-- Stated goal --
Every line in the listing below from the one with "Output the Python" through the one with "from bokeh.resources import INLINE" is to be reproduced exactly, both ends included; leave out the rest.

-- Task data --
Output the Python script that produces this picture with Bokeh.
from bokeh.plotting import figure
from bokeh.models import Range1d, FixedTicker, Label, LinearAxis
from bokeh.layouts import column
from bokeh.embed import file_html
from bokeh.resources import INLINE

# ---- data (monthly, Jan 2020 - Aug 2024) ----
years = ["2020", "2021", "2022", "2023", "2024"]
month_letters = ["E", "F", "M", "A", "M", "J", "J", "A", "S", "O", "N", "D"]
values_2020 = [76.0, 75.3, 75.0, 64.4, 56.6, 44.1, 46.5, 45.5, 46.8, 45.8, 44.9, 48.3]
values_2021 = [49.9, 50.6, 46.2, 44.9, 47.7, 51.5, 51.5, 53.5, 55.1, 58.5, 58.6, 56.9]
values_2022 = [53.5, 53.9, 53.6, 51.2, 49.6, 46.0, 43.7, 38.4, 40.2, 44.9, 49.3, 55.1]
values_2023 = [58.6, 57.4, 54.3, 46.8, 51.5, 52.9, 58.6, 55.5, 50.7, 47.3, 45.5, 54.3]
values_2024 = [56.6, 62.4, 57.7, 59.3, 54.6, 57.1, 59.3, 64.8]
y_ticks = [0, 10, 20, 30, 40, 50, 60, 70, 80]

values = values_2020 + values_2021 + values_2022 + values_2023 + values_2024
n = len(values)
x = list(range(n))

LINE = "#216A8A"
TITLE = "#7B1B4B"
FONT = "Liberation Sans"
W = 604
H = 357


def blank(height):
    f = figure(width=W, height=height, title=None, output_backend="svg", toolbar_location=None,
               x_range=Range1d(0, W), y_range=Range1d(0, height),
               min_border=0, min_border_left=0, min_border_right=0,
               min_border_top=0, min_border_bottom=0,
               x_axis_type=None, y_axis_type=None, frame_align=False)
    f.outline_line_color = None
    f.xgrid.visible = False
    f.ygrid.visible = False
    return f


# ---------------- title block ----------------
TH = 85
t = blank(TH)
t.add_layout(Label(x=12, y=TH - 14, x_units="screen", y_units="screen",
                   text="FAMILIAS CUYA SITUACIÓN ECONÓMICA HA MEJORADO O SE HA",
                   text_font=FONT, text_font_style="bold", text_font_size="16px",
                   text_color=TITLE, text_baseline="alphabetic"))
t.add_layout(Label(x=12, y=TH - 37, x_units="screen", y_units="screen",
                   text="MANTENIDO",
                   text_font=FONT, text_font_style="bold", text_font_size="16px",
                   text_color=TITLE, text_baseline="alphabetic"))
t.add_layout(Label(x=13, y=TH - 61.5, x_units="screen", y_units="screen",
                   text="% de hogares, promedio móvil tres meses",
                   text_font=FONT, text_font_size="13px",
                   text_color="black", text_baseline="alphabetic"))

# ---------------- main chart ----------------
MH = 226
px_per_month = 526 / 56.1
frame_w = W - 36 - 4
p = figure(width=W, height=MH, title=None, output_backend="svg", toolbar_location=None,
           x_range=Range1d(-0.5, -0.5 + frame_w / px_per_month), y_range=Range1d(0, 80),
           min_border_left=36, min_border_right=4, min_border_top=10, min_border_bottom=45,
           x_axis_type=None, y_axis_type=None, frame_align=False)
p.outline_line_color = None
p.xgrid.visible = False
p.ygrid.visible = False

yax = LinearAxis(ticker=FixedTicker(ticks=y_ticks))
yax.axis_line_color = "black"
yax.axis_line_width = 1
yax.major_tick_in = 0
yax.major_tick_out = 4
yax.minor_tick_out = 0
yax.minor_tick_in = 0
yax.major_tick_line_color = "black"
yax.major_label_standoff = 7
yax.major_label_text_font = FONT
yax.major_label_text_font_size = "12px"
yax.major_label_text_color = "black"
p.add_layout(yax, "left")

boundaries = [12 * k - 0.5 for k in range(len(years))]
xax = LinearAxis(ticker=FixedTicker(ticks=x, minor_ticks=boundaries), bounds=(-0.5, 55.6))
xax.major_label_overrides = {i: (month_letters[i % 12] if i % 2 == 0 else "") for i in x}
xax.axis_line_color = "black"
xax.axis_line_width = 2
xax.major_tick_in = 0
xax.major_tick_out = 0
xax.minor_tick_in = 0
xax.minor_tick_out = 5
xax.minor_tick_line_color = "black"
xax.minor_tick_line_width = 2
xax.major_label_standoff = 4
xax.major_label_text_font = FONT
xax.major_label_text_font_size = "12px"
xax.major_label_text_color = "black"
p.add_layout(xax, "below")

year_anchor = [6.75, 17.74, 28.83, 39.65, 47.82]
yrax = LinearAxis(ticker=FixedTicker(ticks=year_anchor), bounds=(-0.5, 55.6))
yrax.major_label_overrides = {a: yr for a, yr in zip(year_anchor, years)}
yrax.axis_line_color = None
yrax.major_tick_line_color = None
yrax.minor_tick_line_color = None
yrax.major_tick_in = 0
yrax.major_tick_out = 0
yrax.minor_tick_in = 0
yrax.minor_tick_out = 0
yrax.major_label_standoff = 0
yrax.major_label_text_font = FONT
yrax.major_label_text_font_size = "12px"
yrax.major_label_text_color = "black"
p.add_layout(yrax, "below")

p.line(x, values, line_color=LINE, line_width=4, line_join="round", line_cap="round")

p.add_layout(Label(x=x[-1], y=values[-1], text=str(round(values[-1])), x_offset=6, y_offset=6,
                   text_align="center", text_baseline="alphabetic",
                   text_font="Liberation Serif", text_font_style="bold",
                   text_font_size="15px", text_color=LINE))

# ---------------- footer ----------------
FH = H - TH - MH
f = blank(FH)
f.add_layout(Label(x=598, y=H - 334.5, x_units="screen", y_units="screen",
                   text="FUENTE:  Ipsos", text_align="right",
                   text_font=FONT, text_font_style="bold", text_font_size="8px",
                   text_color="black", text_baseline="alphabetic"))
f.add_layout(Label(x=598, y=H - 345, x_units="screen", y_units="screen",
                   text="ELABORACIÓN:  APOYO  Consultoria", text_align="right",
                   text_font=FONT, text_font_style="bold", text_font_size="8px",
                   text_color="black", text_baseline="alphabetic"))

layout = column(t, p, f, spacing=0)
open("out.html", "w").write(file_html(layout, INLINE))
* * *
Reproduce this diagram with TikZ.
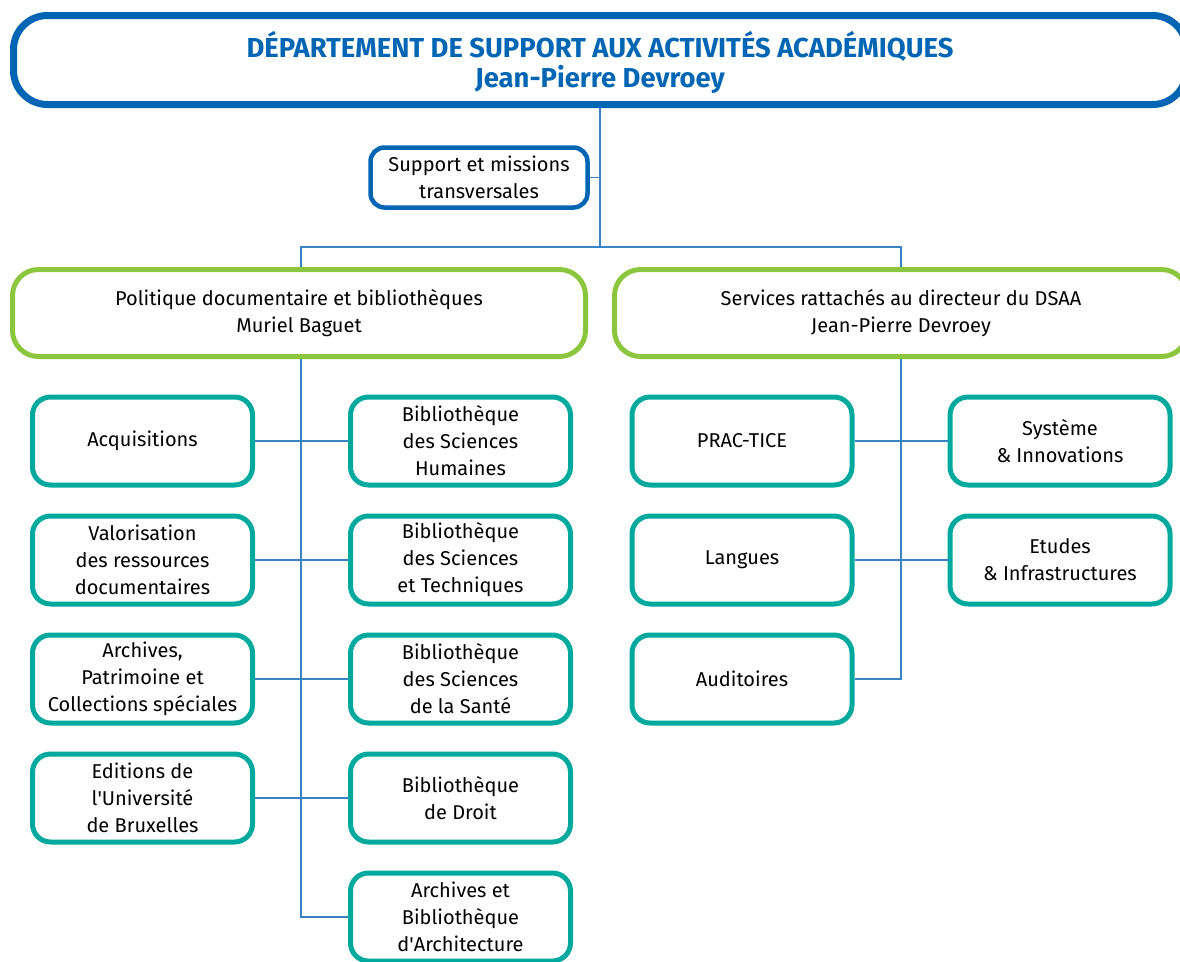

-- Solution --
Output the Python script that produces this picture with Bokeh.
from bokeh.plotting import figure
from bokeh.models import Range1d, FixedTicker, Label, LinearAxis
from bokeh.layouts import column
from bokeh.embed import file_html
from bokeh.resources import INLINE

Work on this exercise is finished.